- To determine how Listeria cross the intestinal barrier. - To know how Listeria breach the endothelial barriers. - To characterise at molecular, cellular and pathophysiological level how Listeria interact with target organs.
- To identify listerial molecular determinants involved in tissue and cell tropism and the corresponding mammalian cell receptors.
- To develop in vivo and in vitro models useful in studying specific aspects of the pathogenesis of Listeria infection, with possible applications for research on other micro-organisms .
Listeria monocytogenes is a facultative intracellular pathogen. It is the etiologic agent of listeriosis, an emerging foodborne infection of increasing public health concern and with a great economic impact on food industry in Europe.
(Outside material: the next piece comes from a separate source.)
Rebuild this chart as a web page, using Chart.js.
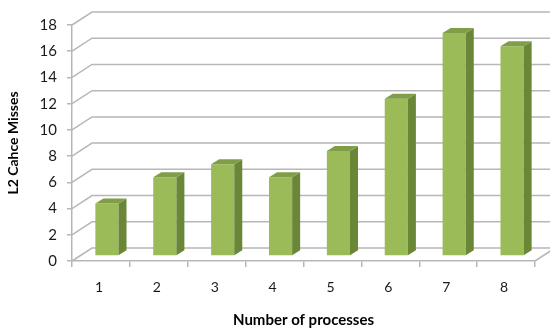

Listeriosis is one of the most lethal bacterial diseases; clinical manifestations include meningitis and/or encephalitis, abortion as well as infection of the new-born and septicemias. The infection is opportunistic and affects predominantly pregnant women, babies, elder persons, and immunocompromised people including AIDS patients. In addition, Listeria micro-organisms are relevant for biomedical research as they provide a model system for the molecular and cellular analysis of intracellular parasitism. For these reasons, few bacterial pathogens have attracted more attention than Listeria monocytogenes and, in last years, important advances in the understanding of the cell biology of Listeria infection have been attained, and a number of key listerial virulence determinants have been identified. However, the actual state of knowledge provides only a very partial view on how Listeria interact with the infected host and there are still many important, open questions that need to be investigated. In this project, a core of scientists currently working on Listeria pathogenesis in Europe will work co-ordinately to elucidate several unknown aspects that are relevant for the understanding of Listeria pathogenesis. Issues that will be addressed include: mechanisms used by pathogenic Listeria for crossing the intestinal barrier and translocating to primary target organs; mechanisms involved in adherence, invasion and crossing of endothelia; pathophysiology of Listeria infection in target organs (liver, brain and placenta); genetic and molecular determinants of Listeria virulence involved in tissue and cell tropism and the corresponding mammalian cell receptors; and signal transduction pathways and effector molecules involved in the interaction of Listeria with the target cells. Experimental approaches will include in vivo animal models and histopathological analyses, in vitro cell culture models, and techniques of cell biology and bacterial genetics.